The understanding of protein structure and function is central to our knowledge of many biological processes, yet a tiny percentage have had an accurate structure predicted using conventional methods. DeepMind’s AlphaFold, a recent artificial intelligence (AI) endeavour, has successfully predicted around 200 million structures – almost every known protein. However, billions of potential proteins from previously unknown organisms have been identified through large-scale metagenomic sequencing, and much remains to be learned about them.
In a bid to speed up the process of protein structure prediction even further and learn more about these mysterious proteins, Meta AI have developed their own AI technology to challenge AlphaFold. In this recent pre-print, Alexander Rives and his team describe a new language learning model and characterise over 600 million novel protein structures using metagenomic data.
Slow and steady is the standard
The current standard method of tertiary structure prediction from sequencing data begins with multiple sequence alignment of related proteins. This process takes sequences from multiple proteins and find areas of overlap – this data can be used to fill in any potential gaps and predict structure based on the properties of the constituent amino acids. Although an improvement on even older methods such as X-ray crystallography, this technology can be computationally strenuous and time-consuming, and the vast majority of known proteins do not have an accurate predicted structure.
The language of protein structure prediction
The constraints of the above methods highlight the need for a breakthrough in the field, and this has come about in the form of AI. DeepMind have already made history with their AI technology, yet AlphaFold still has its drawbacks – it can take up to a few minutes to predict one structure, and time is precious when there are billions of proteins to work with.

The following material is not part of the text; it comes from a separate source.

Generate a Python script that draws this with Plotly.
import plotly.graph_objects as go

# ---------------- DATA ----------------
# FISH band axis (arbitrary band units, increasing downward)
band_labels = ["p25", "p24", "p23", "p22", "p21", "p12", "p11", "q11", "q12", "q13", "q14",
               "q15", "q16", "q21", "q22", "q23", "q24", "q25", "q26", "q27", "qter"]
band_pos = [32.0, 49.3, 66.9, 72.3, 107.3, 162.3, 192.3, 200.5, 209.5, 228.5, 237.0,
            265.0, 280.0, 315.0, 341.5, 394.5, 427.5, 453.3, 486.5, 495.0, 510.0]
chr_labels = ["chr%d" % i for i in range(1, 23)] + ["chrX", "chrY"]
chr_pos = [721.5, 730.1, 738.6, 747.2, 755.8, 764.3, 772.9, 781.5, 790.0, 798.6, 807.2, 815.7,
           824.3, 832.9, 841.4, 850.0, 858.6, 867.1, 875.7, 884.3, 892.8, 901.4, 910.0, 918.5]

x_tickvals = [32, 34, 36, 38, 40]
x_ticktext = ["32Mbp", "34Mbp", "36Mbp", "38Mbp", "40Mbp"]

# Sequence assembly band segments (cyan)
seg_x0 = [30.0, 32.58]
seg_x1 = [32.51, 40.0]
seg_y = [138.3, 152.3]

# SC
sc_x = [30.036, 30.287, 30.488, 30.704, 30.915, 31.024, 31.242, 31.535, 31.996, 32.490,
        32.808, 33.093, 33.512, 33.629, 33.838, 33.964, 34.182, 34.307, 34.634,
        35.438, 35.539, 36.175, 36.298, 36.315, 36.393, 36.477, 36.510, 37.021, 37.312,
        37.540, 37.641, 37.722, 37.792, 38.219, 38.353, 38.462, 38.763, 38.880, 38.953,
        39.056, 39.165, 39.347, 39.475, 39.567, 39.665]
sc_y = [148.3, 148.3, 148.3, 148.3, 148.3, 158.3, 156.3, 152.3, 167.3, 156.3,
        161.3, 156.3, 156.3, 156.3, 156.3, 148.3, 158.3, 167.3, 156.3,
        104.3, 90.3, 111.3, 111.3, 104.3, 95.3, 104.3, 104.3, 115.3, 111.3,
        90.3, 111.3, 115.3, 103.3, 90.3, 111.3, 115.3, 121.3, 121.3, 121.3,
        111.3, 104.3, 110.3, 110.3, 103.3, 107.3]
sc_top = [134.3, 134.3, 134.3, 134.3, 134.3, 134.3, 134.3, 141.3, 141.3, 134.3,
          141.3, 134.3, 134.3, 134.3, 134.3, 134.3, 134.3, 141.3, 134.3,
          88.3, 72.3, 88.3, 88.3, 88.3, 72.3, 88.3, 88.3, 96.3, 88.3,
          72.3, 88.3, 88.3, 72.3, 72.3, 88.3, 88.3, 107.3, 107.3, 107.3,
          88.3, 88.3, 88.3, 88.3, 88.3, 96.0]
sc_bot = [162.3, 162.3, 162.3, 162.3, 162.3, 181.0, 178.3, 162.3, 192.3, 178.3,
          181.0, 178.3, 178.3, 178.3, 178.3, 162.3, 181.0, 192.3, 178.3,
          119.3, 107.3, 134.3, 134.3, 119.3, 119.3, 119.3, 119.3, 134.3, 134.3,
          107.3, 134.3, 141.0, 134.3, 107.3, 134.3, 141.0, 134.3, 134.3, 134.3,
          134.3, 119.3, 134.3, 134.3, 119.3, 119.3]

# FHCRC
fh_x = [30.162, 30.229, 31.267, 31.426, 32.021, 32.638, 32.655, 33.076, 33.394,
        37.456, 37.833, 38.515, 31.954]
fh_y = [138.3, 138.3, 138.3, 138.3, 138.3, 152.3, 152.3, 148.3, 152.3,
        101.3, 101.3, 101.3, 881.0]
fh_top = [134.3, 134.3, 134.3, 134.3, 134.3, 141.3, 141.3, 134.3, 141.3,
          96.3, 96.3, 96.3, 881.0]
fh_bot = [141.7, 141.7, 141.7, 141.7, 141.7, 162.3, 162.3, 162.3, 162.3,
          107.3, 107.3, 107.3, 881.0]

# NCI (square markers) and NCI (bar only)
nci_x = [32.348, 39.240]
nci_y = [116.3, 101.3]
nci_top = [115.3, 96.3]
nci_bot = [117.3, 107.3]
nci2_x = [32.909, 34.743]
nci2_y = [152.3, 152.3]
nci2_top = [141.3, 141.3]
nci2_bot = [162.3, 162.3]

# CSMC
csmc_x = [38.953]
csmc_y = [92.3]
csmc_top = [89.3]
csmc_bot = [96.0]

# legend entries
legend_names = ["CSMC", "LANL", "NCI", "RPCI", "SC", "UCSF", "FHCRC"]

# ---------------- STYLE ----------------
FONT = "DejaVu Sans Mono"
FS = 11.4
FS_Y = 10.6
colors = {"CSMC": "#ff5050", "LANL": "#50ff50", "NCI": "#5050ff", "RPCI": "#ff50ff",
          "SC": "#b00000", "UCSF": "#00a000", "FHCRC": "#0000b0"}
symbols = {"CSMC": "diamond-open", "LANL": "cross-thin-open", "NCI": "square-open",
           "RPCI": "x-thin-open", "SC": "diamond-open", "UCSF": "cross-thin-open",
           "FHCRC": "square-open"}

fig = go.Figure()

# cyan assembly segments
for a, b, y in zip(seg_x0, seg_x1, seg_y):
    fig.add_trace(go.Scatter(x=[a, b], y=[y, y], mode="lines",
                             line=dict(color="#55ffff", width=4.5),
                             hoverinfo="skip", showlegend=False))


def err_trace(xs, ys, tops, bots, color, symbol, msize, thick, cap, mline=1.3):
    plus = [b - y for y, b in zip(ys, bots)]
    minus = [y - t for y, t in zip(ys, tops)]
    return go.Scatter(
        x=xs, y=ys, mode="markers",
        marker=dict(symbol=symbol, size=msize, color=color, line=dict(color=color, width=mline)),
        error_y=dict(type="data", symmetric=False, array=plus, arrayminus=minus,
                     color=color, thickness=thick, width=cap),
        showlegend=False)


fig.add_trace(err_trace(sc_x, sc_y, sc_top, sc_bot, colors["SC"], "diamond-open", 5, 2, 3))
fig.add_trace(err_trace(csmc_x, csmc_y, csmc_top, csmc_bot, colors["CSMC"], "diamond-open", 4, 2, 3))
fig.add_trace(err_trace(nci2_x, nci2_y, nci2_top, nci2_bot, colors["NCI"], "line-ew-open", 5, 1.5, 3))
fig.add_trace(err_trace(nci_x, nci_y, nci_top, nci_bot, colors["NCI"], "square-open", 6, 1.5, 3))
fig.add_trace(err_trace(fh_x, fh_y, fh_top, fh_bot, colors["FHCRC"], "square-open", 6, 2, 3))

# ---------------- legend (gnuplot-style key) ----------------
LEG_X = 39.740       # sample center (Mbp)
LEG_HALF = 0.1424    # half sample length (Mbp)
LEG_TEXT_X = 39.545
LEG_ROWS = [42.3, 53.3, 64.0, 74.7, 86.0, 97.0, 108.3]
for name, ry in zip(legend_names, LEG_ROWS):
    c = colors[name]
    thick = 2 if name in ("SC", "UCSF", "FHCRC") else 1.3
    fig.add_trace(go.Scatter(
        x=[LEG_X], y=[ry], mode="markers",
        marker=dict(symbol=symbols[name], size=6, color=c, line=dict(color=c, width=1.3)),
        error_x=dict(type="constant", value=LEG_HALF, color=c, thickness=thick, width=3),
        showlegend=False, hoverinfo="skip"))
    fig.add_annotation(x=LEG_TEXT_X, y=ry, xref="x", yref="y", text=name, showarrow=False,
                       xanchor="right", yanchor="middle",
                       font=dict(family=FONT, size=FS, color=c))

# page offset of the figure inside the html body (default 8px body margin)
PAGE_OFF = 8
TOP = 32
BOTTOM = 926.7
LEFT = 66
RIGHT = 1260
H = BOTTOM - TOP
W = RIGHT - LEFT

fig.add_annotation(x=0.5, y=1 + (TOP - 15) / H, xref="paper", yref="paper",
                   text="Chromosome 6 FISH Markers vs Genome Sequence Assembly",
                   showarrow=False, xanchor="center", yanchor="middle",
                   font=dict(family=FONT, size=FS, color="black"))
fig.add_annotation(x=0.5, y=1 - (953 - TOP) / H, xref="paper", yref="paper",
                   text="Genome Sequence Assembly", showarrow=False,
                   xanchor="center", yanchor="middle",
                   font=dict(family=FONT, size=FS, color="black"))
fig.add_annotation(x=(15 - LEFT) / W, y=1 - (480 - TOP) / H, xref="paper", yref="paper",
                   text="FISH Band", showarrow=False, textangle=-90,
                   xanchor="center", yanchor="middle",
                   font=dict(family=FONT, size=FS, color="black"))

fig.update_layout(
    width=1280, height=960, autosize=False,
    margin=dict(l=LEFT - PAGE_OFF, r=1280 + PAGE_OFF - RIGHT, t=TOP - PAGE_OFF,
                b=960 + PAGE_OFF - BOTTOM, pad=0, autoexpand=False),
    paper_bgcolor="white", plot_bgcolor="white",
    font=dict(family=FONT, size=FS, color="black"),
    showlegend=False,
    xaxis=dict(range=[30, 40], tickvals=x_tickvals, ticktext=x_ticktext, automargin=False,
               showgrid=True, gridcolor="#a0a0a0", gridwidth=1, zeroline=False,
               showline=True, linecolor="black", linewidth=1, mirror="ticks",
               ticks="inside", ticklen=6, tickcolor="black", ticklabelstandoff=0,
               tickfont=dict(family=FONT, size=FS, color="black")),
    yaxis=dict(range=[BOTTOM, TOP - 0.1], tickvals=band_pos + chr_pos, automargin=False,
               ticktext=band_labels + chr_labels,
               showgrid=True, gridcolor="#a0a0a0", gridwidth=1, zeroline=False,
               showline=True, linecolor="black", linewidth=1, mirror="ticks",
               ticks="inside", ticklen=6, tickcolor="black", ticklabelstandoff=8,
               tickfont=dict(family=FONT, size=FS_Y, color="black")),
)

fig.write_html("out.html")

Meta AI’s attempt at efficient protein structure prediction is through the use of a language learning model. Language learning models are a form of AI that learn to predict patterns in language, filling in gaps and predicting what comes next. They can even go so far as to understand the meaning of words. The use of these models to predict protein structure is a novel concept based on the idea that there is an underlying pattern to how related proteins have evolved. By providing amino acid sequences to a language learning model as if they were words, the model should be able to make predictions about other sequences. As the model is exposed to more data, its capabilities grow – and there is certainly no shortage of data.

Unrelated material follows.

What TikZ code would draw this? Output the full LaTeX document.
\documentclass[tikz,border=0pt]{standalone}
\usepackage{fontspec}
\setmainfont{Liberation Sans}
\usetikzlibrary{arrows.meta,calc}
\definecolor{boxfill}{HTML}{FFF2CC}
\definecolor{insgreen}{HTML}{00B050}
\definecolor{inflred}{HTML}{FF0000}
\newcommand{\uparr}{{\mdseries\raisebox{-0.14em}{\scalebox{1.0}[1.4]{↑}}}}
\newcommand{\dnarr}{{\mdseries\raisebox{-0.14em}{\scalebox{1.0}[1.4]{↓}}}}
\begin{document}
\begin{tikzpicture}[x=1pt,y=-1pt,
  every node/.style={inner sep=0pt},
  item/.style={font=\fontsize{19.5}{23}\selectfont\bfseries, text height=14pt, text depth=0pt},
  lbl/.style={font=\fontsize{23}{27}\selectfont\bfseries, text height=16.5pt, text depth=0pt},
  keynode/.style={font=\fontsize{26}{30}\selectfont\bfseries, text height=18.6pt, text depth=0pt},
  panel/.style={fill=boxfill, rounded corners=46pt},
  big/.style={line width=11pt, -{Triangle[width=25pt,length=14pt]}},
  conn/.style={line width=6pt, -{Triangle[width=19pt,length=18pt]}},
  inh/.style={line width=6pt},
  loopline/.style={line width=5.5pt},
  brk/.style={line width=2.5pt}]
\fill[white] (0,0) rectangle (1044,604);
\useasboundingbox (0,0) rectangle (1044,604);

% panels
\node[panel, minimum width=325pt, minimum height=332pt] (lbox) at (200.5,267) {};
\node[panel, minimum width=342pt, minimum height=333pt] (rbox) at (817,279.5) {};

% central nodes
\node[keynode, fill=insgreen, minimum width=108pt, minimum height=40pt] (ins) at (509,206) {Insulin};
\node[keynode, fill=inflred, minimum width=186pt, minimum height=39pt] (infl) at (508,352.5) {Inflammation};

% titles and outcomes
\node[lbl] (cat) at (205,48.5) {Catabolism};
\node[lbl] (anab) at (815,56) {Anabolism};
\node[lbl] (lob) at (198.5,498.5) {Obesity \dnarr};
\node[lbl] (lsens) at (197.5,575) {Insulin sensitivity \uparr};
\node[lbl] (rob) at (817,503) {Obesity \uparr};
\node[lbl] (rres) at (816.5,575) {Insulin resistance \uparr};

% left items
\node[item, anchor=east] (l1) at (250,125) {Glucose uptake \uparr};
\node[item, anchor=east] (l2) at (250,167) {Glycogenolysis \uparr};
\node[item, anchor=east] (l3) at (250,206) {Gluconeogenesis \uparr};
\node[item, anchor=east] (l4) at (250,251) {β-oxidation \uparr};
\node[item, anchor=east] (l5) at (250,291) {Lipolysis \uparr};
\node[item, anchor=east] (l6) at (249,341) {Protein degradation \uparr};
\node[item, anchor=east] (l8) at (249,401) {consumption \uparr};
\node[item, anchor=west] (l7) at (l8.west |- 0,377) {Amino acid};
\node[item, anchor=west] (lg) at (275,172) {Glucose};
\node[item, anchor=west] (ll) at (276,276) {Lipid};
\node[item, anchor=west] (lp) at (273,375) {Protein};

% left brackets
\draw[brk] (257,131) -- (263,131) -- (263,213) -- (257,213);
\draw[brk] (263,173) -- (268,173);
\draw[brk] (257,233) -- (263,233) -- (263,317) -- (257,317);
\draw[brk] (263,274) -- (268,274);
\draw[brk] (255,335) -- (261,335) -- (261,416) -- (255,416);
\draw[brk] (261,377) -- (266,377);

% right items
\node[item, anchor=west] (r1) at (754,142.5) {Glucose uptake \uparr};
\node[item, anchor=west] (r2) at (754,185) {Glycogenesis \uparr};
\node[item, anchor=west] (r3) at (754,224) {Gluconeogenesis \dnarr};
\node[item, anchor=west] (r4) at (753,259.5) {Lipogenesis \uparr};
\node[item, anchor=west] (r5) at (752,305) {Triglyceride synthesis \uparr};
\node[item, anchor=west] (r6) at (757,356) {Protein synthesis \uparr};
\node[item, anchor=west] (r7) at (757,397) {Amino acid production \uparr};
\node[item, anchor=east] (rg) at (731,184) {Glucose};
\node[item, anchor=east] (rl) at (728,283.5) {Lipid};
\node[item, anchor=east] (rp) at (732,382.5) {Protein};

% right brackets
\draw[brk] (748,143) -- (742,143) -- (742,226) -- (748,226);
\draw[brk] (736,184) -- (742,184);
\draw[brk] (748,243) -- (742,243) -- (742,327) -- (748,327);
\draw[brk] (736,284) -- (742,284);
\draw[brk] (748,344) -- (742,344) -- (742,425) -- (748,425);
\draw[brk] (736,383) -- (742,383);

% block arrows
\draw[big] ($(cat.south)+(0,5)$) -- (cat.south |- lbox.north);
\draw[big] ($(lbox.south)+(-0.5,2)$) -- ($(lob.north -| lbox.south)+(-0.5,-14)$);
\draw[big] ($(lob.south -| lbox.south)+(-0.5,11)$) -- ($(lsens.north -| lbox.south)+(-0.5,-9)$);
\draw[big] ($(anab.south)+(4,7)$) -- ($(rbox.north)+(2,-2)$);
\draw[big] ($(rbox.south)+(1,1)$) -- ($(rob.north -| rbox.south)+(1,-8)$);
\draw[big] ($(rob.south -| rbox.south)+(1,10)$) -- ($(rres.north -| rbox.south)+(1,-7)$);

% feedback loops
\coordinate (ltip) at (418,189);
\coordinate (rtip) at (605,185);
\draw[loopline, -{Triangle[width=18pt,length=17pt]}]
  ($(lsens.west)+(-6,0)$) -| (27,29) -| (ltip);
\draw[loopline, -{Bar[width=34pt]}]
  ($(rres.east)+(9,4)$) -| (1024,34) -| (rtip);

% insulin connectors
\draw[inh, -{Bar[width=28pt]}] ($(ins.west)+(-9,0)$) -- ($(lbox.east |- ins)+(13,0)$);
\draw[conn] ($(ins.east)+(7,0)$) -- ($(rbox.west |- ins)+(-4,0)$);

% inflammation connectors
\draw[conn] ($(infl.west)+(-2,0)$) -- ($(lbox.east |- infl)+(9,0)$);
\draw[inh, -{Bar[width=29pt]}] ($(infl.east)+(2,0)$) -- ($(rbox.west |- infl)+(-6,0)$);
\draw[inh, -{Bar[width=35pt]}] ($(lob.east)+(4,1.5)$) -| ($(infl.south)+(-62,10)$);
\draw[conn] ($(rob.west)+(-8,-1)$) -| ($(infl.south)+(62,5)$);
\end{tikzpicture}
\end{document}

Meta AI have developed a language learning model that has successfully predicted a high-resolution structure for over 617 billion different proteins – tripling the catalogue of known protein structures in just two weeks. The state-of-the-art technology was capable of performing this momentous task without using the standard multiple sequence alignment step or needing to search databases for related proteins, significantly decreasing the monetary, computational and time-related costs of protein structure prediction even more than AlphaFold already has. The use of metagenomic DNA from a variety of sources such as the human microbiome and soil meant that the range of sequences used in the initial trial were diverse, and the resulting proteins mostly novel, native to previously unknown unicellular organisms. This contrasts with AlphaFold’s catalogue which is mostly made up of similar structures of known proteins. Describing the findings, research lead Alexander Rives commented that “they offer the potential for great insight into biology.”
What does this mean in practice?
Proteins exist with strict constraints on their structure – namely hydrophobicity, charge and size. A mutation that alters the amino acid sequence and its properties can have huge implications on a protein’s structure, causing it to misfold and potentially lose its normal function. The proteins we see today are the result of millions of years of structural evolution, and our understanding of the function of proteins has huge implications for all aspects of life, including in health. Cystic fibrosis, for example, is caused by malfunction in the CFTR protein due to misfolding.
Meta AI aim to characterise billions of proteins with their new technology, which will improve research in relevant fields, and the team has published all of the predicted structures in an open-source Atlas for use in research. As more sequences are provided, the technology will become even more efficient, potentially revolutionising protein research as we know it. However, it is important to note that the accuracy of the technology is not yet confirmed.